» **SET TASK**
Your job is to retype all of the data word for word, leaving every image out.

══ DATA IN THIS EXERCISE

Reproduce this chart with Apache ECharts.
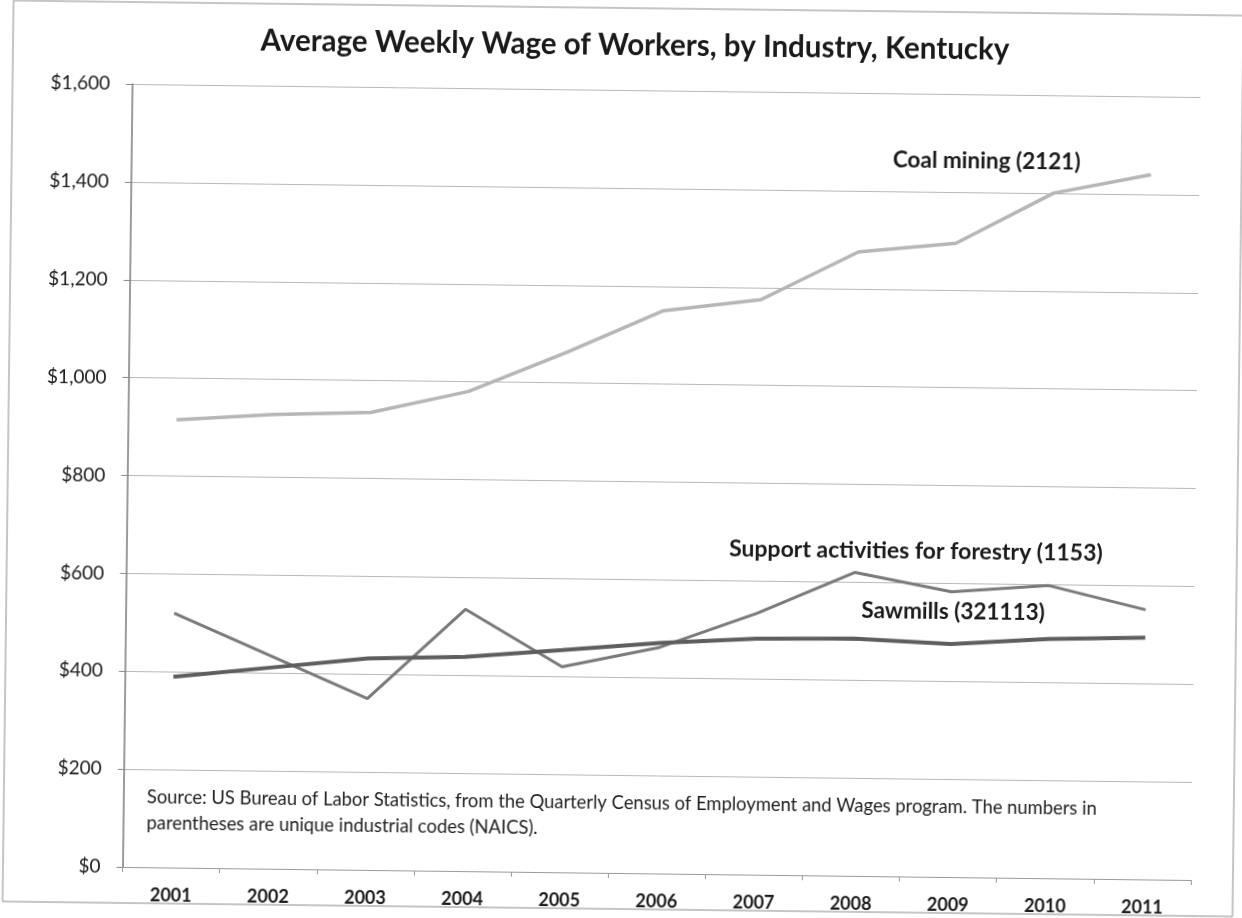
<!DOCTYPE html>
<html>
<head>
<meta charset="utf-8">
<title>Average Weekly Wage of Workers, by Industry, Kentucky</title>
<script src="https://cdn.jsdelivr.net/npm/echarts@6/dist/echarts.min.js"></script>
<style>
  html, body { margin: 0; padding: 0; background: #fff; overflow: hidden; }
  /* the scanned original is slightly tilted clockwise */
  #chart { width: 1242px; height: 918px; transform: rotate(0.7deg); transform-origin: 621px 459px; }
</style>
</head>
<body>
<div id="chart"></div>
<script>
// data
const years = ["2001", "2002", "2003", "2004", "2005", "2006", "2007", "2008", "2009", "2010", "2011"];
const coalMining = [915, 928, 935, 980, 1062, 1150, 1175, 1275, 1295, 1400, 1440];
const forestrySupport = [520, 435, 350, 535, 420, 462, 534, 620, 583, 598, 551];
const sawmills = [390, 411, 432, 438, 454, 471, 482, 485, 476, 489, 494];

const titleText = "Average Weekly Wage of Workers, by Industry, Kentucky";
const sourceLines = [
  "Source: US Bureau of Labor Statistics, from the Quarterly Census of Employment and Wages program. The numbers in",
  "parentheses are unique industrial codes (NAICS).",
];

const font = "Lato, 'Open Sans', sans-serif";
const chart = echarts.init(document.getElementById("chart"));

const option = {
  animation: false,
  backgroundColor: "#fff",
  grid: { left: 127.5, right: 46, top: 90, bottom: 45, containLabel: false },
  xAxis: {
    type: "category",
    data: years,
    boundaryGap: true,
    axisLine: { show: true, lineStyle: { color: "#9a9a9a", width: 1 } },
    axisTick: { show: true, inside: false, length: 5, lineStyle: { color: "#9a9a9a" } },
    axisLabel: { color: "#1a1a1a", fontFamily: font, fontWeight: "bold", fontSize: 18, margin: 19 },
    splitLine: { show: false },
  },
  yAxis: {
    type: "value",
    min: 0,
    max: 1600,
    interval: 200,
    axisLine: { show: true, lineStyle: { color: "#7a7a7a", width: 1.5 } },
    axisTick: { show: true, inside: false, length: 6, lineStyle: { color: "#8a8a8a" } },
    axisLabel: {
      color: "#1a1a1a",
      fontFamily: font,
      fontSize: 19,
      margin: 22,
      formatter: (v) => "$" + v.toLocaleString("en-US"),
    },
    splitLine: { show: true, lineStyle: { color: "#b8b8b8", width: 1 } },
  },
  series: [
    {
      name: "Coal mining (2121)",
      type: "line",
      data: coalMining,
      showSymbol: false,
      symbol: "none",
      lineStyle: { color: "#b6b6b6", width: 3.5 },
      z: 3,
    },
    {
      name: "Support activities for forestry (1153)",
      type: "line",
      data: forestrySupport,
      showSymbol: false,
      symbol: "none",
      lineStyle: { color: "#7a7a7a", width: 3 },
      z: 4,
    },
    {
      name: "Sawmills (321113)",
      type: "line",
      data: sawmills,
      showSymbol: false,
      symbol: "none",
      lineStyle: { color: "#5e5e5e", width: 4 },
      z: 5,
    },
  ],
  graphic: [
    // outer frame of the scanned chart
    {
      type: "rect",
      shape: { x: 8, y: 8, width: 1230, height: 901 },
      style: { fill: null, stroke: "#8c8c8c", lineWidth: 1 },
      silent: true,
    },
    {
      type: "text",
      x: 630,
      y: 45,
      style: {
        text: titleText,
        fill: "#1a1a1a",
        font: "bold 29.5px " + font,
        textAlign: "center",
        textVerticalAlign: "middle",
      },
    },
    {
      type: "text",
      x: 983,
      y: 157,
      style: { text: "Coal mining (2121)", fill: "#1a1a1a", font: "bold 22.5px " + font, textAlign: "center", textVerticalAlign: "middle" },
    },
    {
      type: "text",
      x: 917,
      y: 548,
      style: { text: "Support activities for forestry (1153)", fill: "#1a1a1a", font: "bold 23px " + font, textAlign: "center", textVerticalAlign: "middle" },
    },
    {
      type: "text",
      x: 955,
      y: 608,
      style: { text: "Sawmills (321113)", fill: "#1a1a1a", font: "bold 22.5px " + font, textAlign: "center", textVerticalAlign: "middle" },
    },
    {
      type: "text",
      x: 151,
      y: 803,
      style: { text: sourceLines[0], fill: "#1e1e1e", font: "18.4px " + font, textAlign: "left", textVerticalAlign: "middle" },
    },
    {
      type: "text",
      x: 151,
      y: 829,
      style: { text: sourceLines[1], fill: "#1e1e1e", font: "18.4px " + font, textAlign: "left", textVerticalAlign: "middle" },
    },
  ],
};

chart.setOption(option);
</script>
</body>
</html>
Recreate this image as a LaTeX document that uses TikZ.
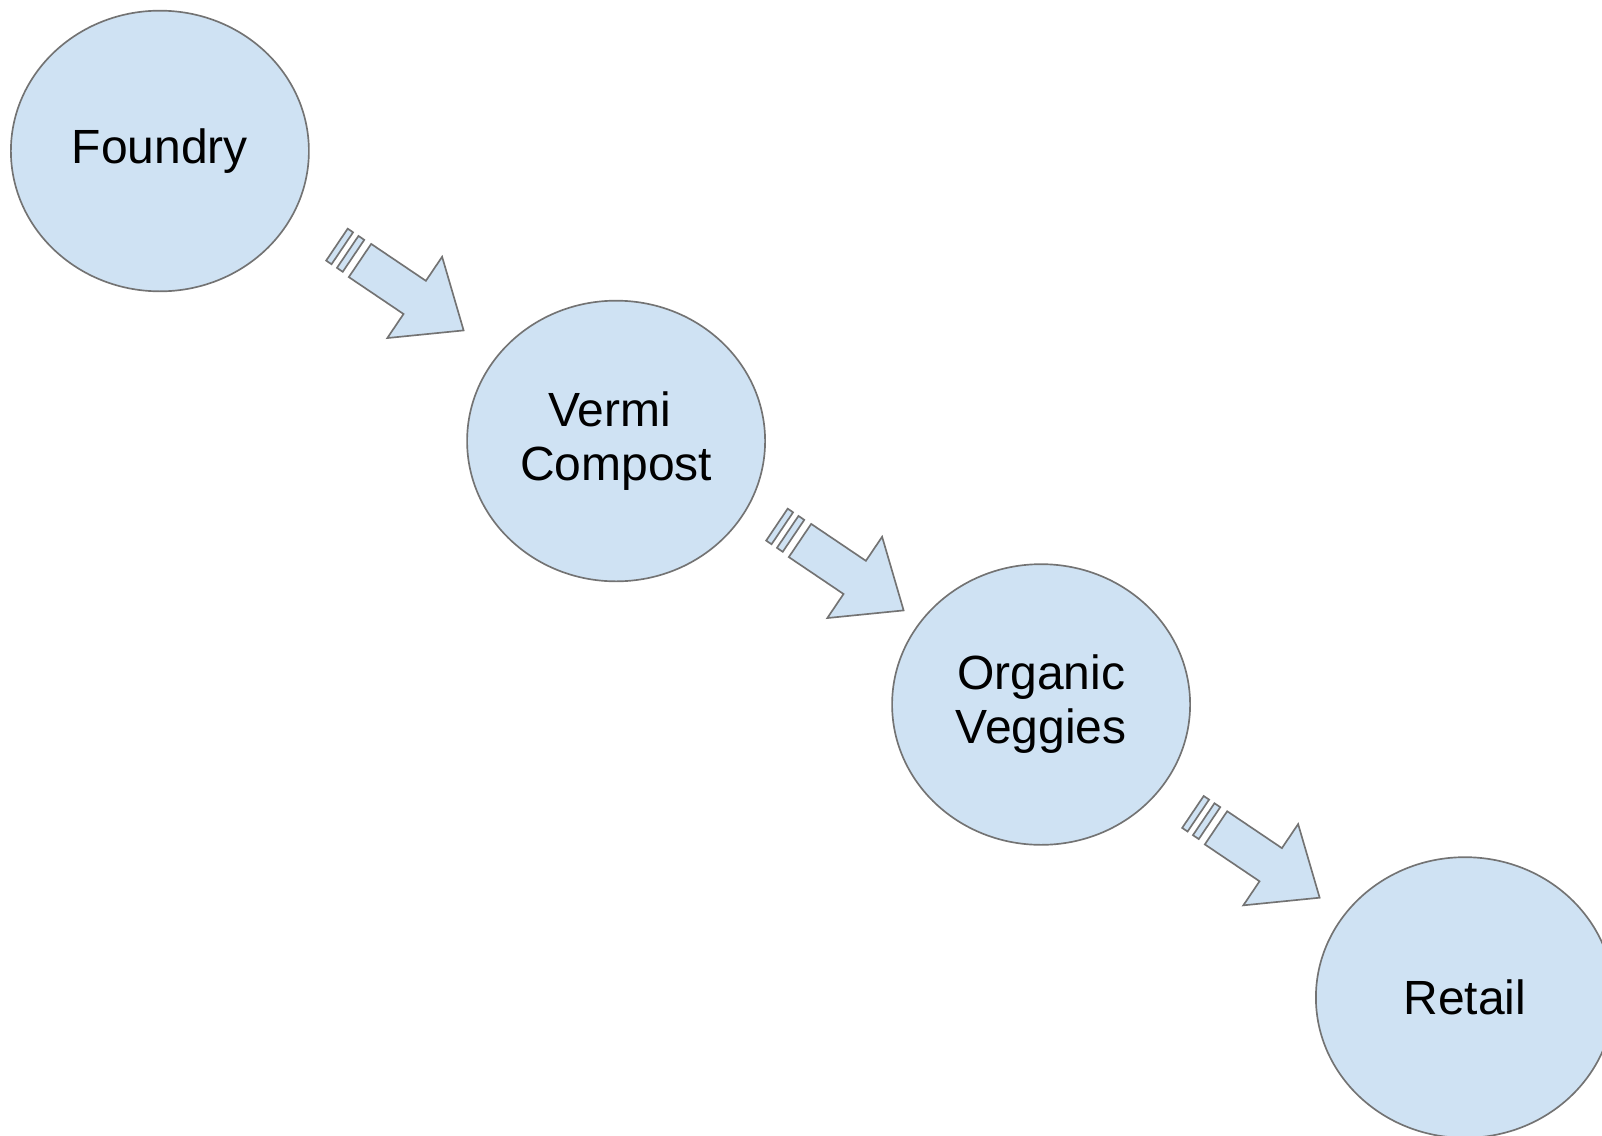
\documentclass[tikz,border=0pt]{standalone}
\usepackage{fontspec}
\setmainfont{Liberation Sans}
\usetikzlibrary{shapes.geometric}
\definecolor{bubble}{HTML}{CFE2F3}
\definecolor{rim}{HTML}{737373}
\tikzset{
    stage/.style = {draw=rim, fill=bubble, ellipse, line width=1.25pt, inner sep=0pt, minimum width=223.5pt, minimum height=210.5pt, align=center, font=\fontsize{36pt}{40.5pt}\selectfont},
    flow-arrow/.pic = {
        \draw[draw=rim, fill=bubble, line width=1.25pt] (0,-20) -- (66,-20) -- (66,-49) -- (125,0) -- (66,49) -- (66,20) -- (0,20) -- cycle;
        \draw[draw=rim, fill=bubble, line width=1.25pt] (-15,-19.5) rectangle (-8,19);
        \draw[draw=rim, fill=bubble, line width=1.25pt] (-28,-19.5) rectangle (-21.5,19);
    },
}

\begin{document}
\begin{tikzpicture}[x=0.75pt, y=-0.75pt]
\useasboundingbox (0,0) rectangle (1602,1135);
\node[stage] (foundry) at (159.9,151) {Foundry};
\node[stage] (vermi) at (616.1,441) {Vermi\hspace*{0.28em}\\Compost};
\node[stage] (veggies) at (1041.1,704.5) {Organic\\Veggies};
\node[stage] (retail) at (1464.9,997.5) {Retail};
\pic[rotate=-34] at (360,260.5) {flow-arrow};
\pic[rotate=-34] at (800,540.5) {flow-arrow};
\pic[rotate=-34] at (1216,827.8) {flow-arrow};
\end{tikzpicture}
\end{document}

════

» **THE RESULT**
Reproduce this chart with Apache ECharts.
<!DOCTYPE html>
<html>
<head>
<meta charset="utf-8">
<title>Average Weekly Wage of Workers, by Industry, Kentucky</title>
<script src="https://cdn.jsdelivr.net/npm/echarts@6/dist/echarts.min.js"></script>
<style>
  html, body { margin: 0; padding: 0; background: #fff; overflow: hidden; }
  /* the scanned original is slightly tilted clockwise */
  #chart { width: 1242px; height: 918px; transform: rotate(0.7deg); transform-origin: 621px 459px; }
</style>
</head>
<body>
<div id="chart"></div>
<script>
// data
const years = ["2001", "2002", "2003", "2004", "2005", "2006", "2007", "2008", "2009", "2010", "2011"];
const coalMining = [915, 928, 935, 980, 1062, 1150, 1175, 1275, 1295, 1400, 1440];
const forestrySupport = [520, 435, 350, 535, 420, 462, 534, 620, 583, 598, 551];
const sawmills = [390, 411, 432, 438, 454, 471, 482, 485, 476, 489, 494];

const titleText = "Average Weekly Wage of Workers, by Industry, Kentucky";
const sourceLines = [
  "Source: US Bureau of Labor Statistics, from the Quarterly Census of Employment and Wages program. The numbers in",
  "parentheses are unique industrial codes (NAICS).",
];

const font = "Lato, 'Open Sans', sans-serif";
const chart = echarts.init(document.getElementById("chart"));

const option = {
  animation: false,
  backgroundColor: "#fff",
  grid: { left: 127.5, right: 46, top: 90, bottom: 45, containLabel: false },
  xAxis: {
    type: "category",
    data: years,
    boundaryGap: true,
    axisLine: { show: true, lineStyle: { color: "#9a9a9a", width: 1 } },
    axisTick: { show: true, inside: false, length: 5, lineStyle: { color: "#9a9a9a" } },
    axisLabel: { color: "#1a1a1a", fontFamily: font, fontWeight: "bold", fontSize: 18, margin: 19 },
    splitLine: { show: false },
  },
  yAxis: {
    type: "value",
    min: 0,
    max: 1600,
    interval: 200,
    axisLine: { show: true, lineStyle: { color: "#7a7a7a", width: 1.5 } },
    axisTick: { show: true, inside: false, length: 6, lineStyle: { color: "#8a8a8a" } },
    axisLabel: {
      color: "#1a1a1a",
      fontFamily: font,
      fontSize: 19,
      margin: 22,
      formatter: (v) => "$" + v.toLocaleString("en-US"),
    },
    splitLine: { show: true, lineStyle: { color: "#b8b8b8", width: 1 } },
  },
  series: [
    {
      name: "Coal mining (2121)",
      type: "line",
      data: coalMining,
      showSymbol: false,
      symbol: "none",
      lineStyle: { color: "#b6b6b6", width: 3.5 },
      z: 3,
    },
    {
      name: "Support activities for forestry (1153)",
      type: "line",
      data: forestrySupport,
      showSymbol: false,
      symbol: "none",
      lineStyle: { color: "#7a7a7a", width: 3 },
      z: 4,
    },
    {
      name: "Sawmills (321113)",
      type: "line",
      data: sawmills,
      showSymbol: false,
      symbol: "none",
      lineStyle: { color: "#5e5e5e", width: 4 },
      z: 5,
    },
  ],
  graphic: [
    // outer frame of the scanned chart
    {
      type: "rect",
      shape: { x: 8, y: 8, width: 1230, height: 901 },
      style: { fill: null, stroke: "#8c8c8c", lineWidth: 1 },
      silent: true,
    },
    {
      type: "text",
      x: 630,
      y: 45,
      style: {
        text: titleText,
        fill: "#1a1a1a",
        font: "bold 29.5px " + font,
        textAlign: "center",
        textVerticalAlign: "middle",
      },
    },
    {
      type: "text",
      x: 983,
      y: 157,
      style: { text: "Coal mining (2121)", fill: "#1a1a1a", font: "bold 22.5px " + font, textAlign: "center", textVerticalAlign: "middle" },
    },
    {
      type: "text",
      x: 917,
      y: 548,
      style: { text: "Support activities for forestry (1153)", fill: "#1a1a1a", font: "bold 23px " + font, textAlign: "center", textVerticalAlign: "middle" },
    },
    {
      type: "text",
      x: 955,
      y: 608,
      style: { text: "Sawmills (321113)", fill: "#1a1a1a", font: "bold 22.5px " + font, textAlign: "center", textVerticalAlign: "middle" },
    },
    {
      type: "text",
      x: 151,
      y: 803,
      style: { text: sourceLines[0], fill: "#1e1e1e", font: "18.4px " + font, textAlign: "left", textVerticalAlign: "middle" },
    },
    {
      type: "text",
      x: 151,
      y: 829,
      style: { text: sourceLines[1], fill: "#1e1e1e", font: "18.4px " + font, textAlign: "left", textVerticalAlign: "middle" },
    },
  ],
};

chart.setOption(option);
</script>
</body>
</html>
Recreate this image as a LaTeX document that uses TikZ.
\documentclass[tikz,border=0pt]{standalone}
\usepackage{fontspec}
\setmainfont{Liberation Sans}
\usetikzlibrary{shapes.geometric}
\definecolor{bubble}{HTML}{CFE2F3}
\definecolor{rim}{HTML}{737373}
\tikzset{
    stage/.style = {draw=rim, fill=bubble, ellipse, line width=1.25pt, inner sep=0pt, minimum width=223.5pt, minimum height=210.5pt, align=center, font=\fontsize{36pt}{40.5pt}\selectfont},
    flow-arrow/.pic = {
        \draw[draw=rim, fill=bubble, line width=1.25pt] (0,-20) -- (66,-20) -- (66,-49) -- (125,0) -- (66,49) -- (66,20) -- (0,20) -- cycle;
        \draw[draw=rim, fill=bubble, line width=1.25pt] (-15,-19.5) rectangle (-8,19);
        \draw[draw=rim, fill=bubble, line width=1.25pt] (-28,-19.5) rectangle (-21.5,19);
    },
}

\begin{document}
\begin{tikzpicture}[x=0.75pt, y=-0.75pt]
\useasboundingbox (0,0) rectangle (1602,1135);
\node[stage] (foundry) at (159.9,151) {Foundry};
\node[stage] (vermi) at (616.1,441) {Vermi\hspace*{0.28em}\\Compost};
\node[stage] (veggies) at (1041.1,704.5) {Organic\\Veggies};
\node[stage] (retail) at (1464.9,997.5) {Retail};
\pic[rotate=-34] at (360,260.5) {flow-arrow};
\pic[rotate=-34] at (800,540.5) {flow-arrow};
\pic[rotate=-34] at (1216,827.8) {flow-arrow};
\end{tikzpicture}
\end{document}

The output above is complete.